Strip the pictures and reproduce the rest of the listing exactly.

>> Start Dataset content

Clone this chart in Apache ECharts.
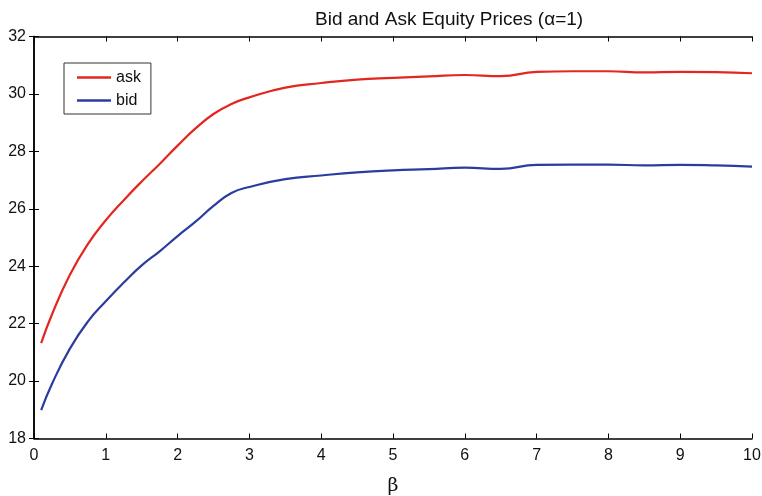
<!DOCTYPE html>
<html>
<head>
<meta charset="utf-8">
<script src="https://cdn.jsdelivr.net/npm/echarts@6/dist/echarts.min.js"></script>
<style>html,body{margin:0;padding:0;background:#fff}#c{width:762px;height:496px}</style>
</head>
<body>
<div id="c"></div>
<script>
const beta = [0.1, 0.25, 0.5, 0.75, 1, 1.25, 1.5, 1.75, 2, 2.25, 2.5, 2.75, 3, 3.5, 4, 4.5, 5, 5.5, 6, 6.5, 7, 7.5, 8, 8.5, 9, 9.5, 10];
const ask = [21.32, 22.32, 23.7, 24.77, 25.6, 26.3, 26.95, 27.56, 28.2, 28.8, 29.3, 29.65, 29.88, 30.22, 30.38, 30.5, 30.56, 30.61, 30.66, 30.62, 30.77, 30.79, 30.79, 30.75, 30.77, 30.76, 30.72];
const bid = [18.99, 19.9, 21.13, 22.07, 22.78, 23.43, 24.03, 24.52, 25.05, 25.55, 26.1, 26.55, 26.76, 27.03, 27.16, 27.27, 27.34, 27.38, 27.43, 27.39, 27.53, 27.54, 27.54, 27.51, 27.53, 27.51, 27.47];
const seriesNames = ['ask', 'bid'];
const titleText = 'Bid and Ask Equity Prices (\u03b1=1)';
const xName = '\u03b2';

const chart = echarts.init(document.getElementById('c'));
const font = 'Liberation Sans, Arial, Helvetica, sans-serif';
const axisLine = {show: true, lineStyle: {color: '#000', width: 1.5}};
const tick = {show: true, inside: true, length: 5, lineStyle: {color: '#000', width: 1}};
chart.setOption({
  animation: false,
  backgroundColor: '#fff',
  title: {
    text: titleText, left: 310, top: 5,
    textStyle: {fontFamily: font, fontSize: 19, fontWeight: 'normal', color: '#111'}
  },
  legend: {
    orient: 'vertical', left: 64, top: 63,
    padding: [6, 10, 5, 13],
    borderColor: '#333', borderWidth: 1, backgroundColor: '#fff',
    itemWidth: 34, itemHeight: 2.5, itemGap: 6,
    icon: 'rect',
    textStyle: {fontFamily: font, fontSize: 16, color: '#111', lineHeight: 17},
    data: seriesNames
  },
  grid: {left: 34, right: 10, top: 36.5, bottom: 57.5, containLabel: false, outerBoundsMode: 'none'},
  xAxis: [{
    type: 'value', min: 0, max: 10, interval: 1,
    axisLine: axisLine, axisTick: tick, splitLine: {show: false},
    axisLabel: {fontFamily: font, fontSize: 16, color: '#111', margin: 9},
    name: xName, nameLocation: 'middle', nameGap: 38,
    nameTextStyle: {fontFamily: 'DejaVu Serif, serif', fontSize: 19, color: '#111'}
  }, {
    type: 'value', position: 'top', min: 0, max: 10, interval: 1,
    axisLine: axisLine, axisTick: tick, splitLine: {show: false},
    axisLabel: {show: false}
  }],
  yAxis: [{
    type: 'value', min: 18, max: 32, interval: 2,
    axisLine: axisLine, axisTick: tick, splitLine: {show: false},
    axisLabel: {fontFamily: font, fontSize: 16, color: '#111', margin: 8}
  }, {
    type: 'value', position: 'right', min: 18, max: 32, interval: 2,
    axisLine: axisLine, axisTick: tick, splitLine: {show: false},
    axisLabel: {show: false}
  }],
  series: [{
    name: seriesNames[0], type: 'line', smooth: 0.5, showSymbol: false,
    data: beta.map((b, i) => [b, ask[i]]),
    lineStyle: {color: '#e3261e', width: 2.2}, itemStyle: {color: '#e3261e'}
  }, {
    name: seriesNames[1], type: 'line', smooth: 0.5, showSymbol: false,
    data: beta.map((b, i) => [b, bid[i]]),
    lineStyle: {color: '#2b3c9f', width: 2.2}, itemStyle: {color: '#2b3c9f'}
  }]
});
</script>
</body>
</html>
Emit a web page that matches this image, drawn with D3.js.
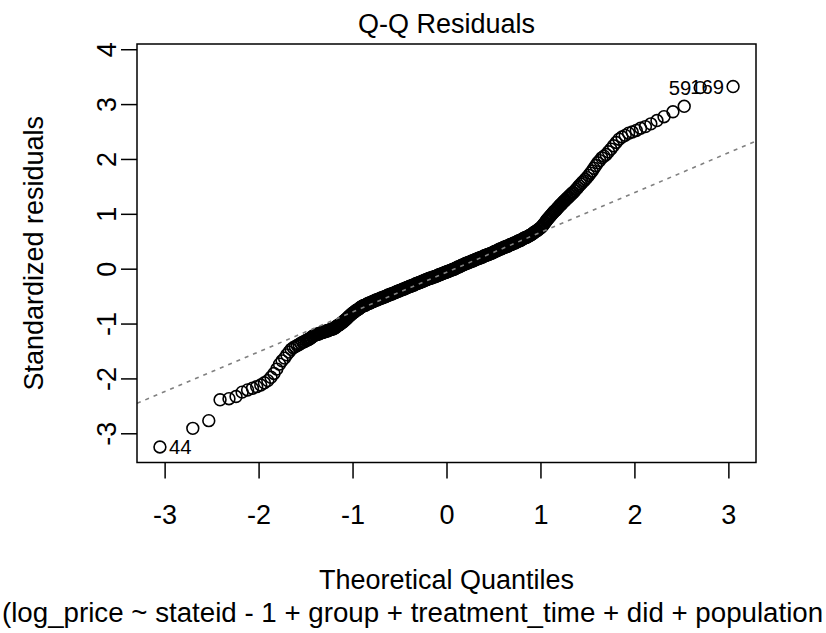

>> End Dataset content

## Solution
Clone this chart in Apache ECharts.
<!DOCTYPE html>
<html>
<head>
<meta charset="utf-8">
<script src="https://cdn.jsdelivr.net/npm/echarts@6/dist/echarts.min.js"></script>
<style>html,body{margin:0;padding:0;background:#fff}#c{width:762px;height:496px}</style>
</head>
<body>
<div id="c"></div>
<script>
const beta = [0.1, 0.25, 0.5, 0.75, 1, 1.25, 1.5, 1.75, 2, 2.25, 2.5, 2.75, 3, 3.5, 4, 4.5, 5, 5.5, 6, 6.5, 7, 7.5, 8, 8.5, 9, 9.5, 10];
const ask = [21.32, 22.32, 23.7, 24.77, 25.6, 26.3, 26.95, 27.56, 28.2, 28.8, 29.3, 29.65, 29.88, 30.22, 30.38, 30.5, 30.56, 30.61, 30.66, 30.62, 30.77, 30.79, 30.79, 30.75, 30.77, 30.76, 30.72];
const bid = [18.99, 19.9, 21.13, 22.07, 22.78, 23.43, 24.03, 24.52, 25.05, 25.55, 26.1, 26.55, 26.76, 27.03, 27.16, 27.27, 27.34, 27.38, 27.43, 27.39, 27.53, 27.54, 27.54, 27.51, 27.53, 27.51, 27.47];
const seriesNames = ['ask', 'bid'];
const titleText = 'Bid and Ask Equity Prices (\u03b1=1)';
const xName = '\u03b2';

const chart = echarts.init(document.getElementById('c'));
const font = 'Liberation Sans, Arial, Helvetica, sans-serif';
const axisLine = {show: true, lineStyle: {color: '#000', width: 1.5}};
const tick = {show: true, inside: true, length: 5, lineStyle: {color: '#000', width: 1}};
chart.setOption({
  animation: false,
  backgroundColor: '#fff',
  title: {
    text: titleText, left: 310, top: 5,
    textStyle: {fontFamily: font, fontSize: 19, fontWeight: 'normal', color: '#111'}
  },
  legend: {
    orient: 'vertical', left: 64, top: 63,
    padding: [6, 10, 5, 13],
    borderColor: '#333', borderWidth: 1, backgroundColor: '#fff',
    itemWidth: 34, itemHeight: 2.5, itemGap: 6,
    icon: 'rect',
    textStyle: {fontFamily: font, fontSize: 16, color: '#111', lineHeight: 17},
    data: seriesNames
  },
  grid: {left: 34, right: 10, top: 36.5, bottom: 57.5, containLabel: false, outerBoundsMode: 'none'},
  xAxis: [{
    type: 'value', min: 0, max: 10, interval: 1,
    axisLine: axisLine, axisTick: tick, splitLine: {show: false},
    axisLabel: {fontFamily: font, fontSize: 16, color: '#111', margin: 9},
    name: xName, nameLocation: 'middle', nameGap: 38,
    nameTextStyle: {fontFamily: 'DejaVu Serif, serif', fontSize: 19, color: '#111'}
  }, {
    type: 'value', position: 'top', min: 0, max: 10, interval: 1,
    axisLine: axisLine, axisTick: tick, splitLine: {show: false},
    axisLabel: {show: false}
  }],
  yAxis: [{
    type: 'value', min: 18, max: 32, interval: 2,
    axisLine: axisLine, axisTick: tick, splitLine: {show: false},
    axisLabel: {fontFamily: font, fontSize: 16, color: '#111', margin: 8}
  }, {
    type: 'value', position: 'right', min: 18, max: 32, interval: 2,
    axisLine: axisLine, axisTick: tick, splitLine: {show: false},
    axisLabel: {show: false}
  }],
  series: [{
    name: seriesNames[0], type: 'line', smooth: 0.5, showSymbol: false,
    data: beta.map((b, i) => [b, ask[i]]),
    lineStyle: {color: '#e3261e', width: 2.2}, itemStyle: {color: '#e3261e'}
  }, {
    name: seriesNames[1], type: 'line', smooth: 0.5, showSymbol: false,
    data: beta.map((b, i) => [b, bid[i]]),
    lineStyle: {color: '#2b3c9f', width: 2.2}, itemStyle: {color: '#2b3c9f'}
  }]
});
</script>
</body>
</html>
Emit a web page that matches this image, drawn with D3.js.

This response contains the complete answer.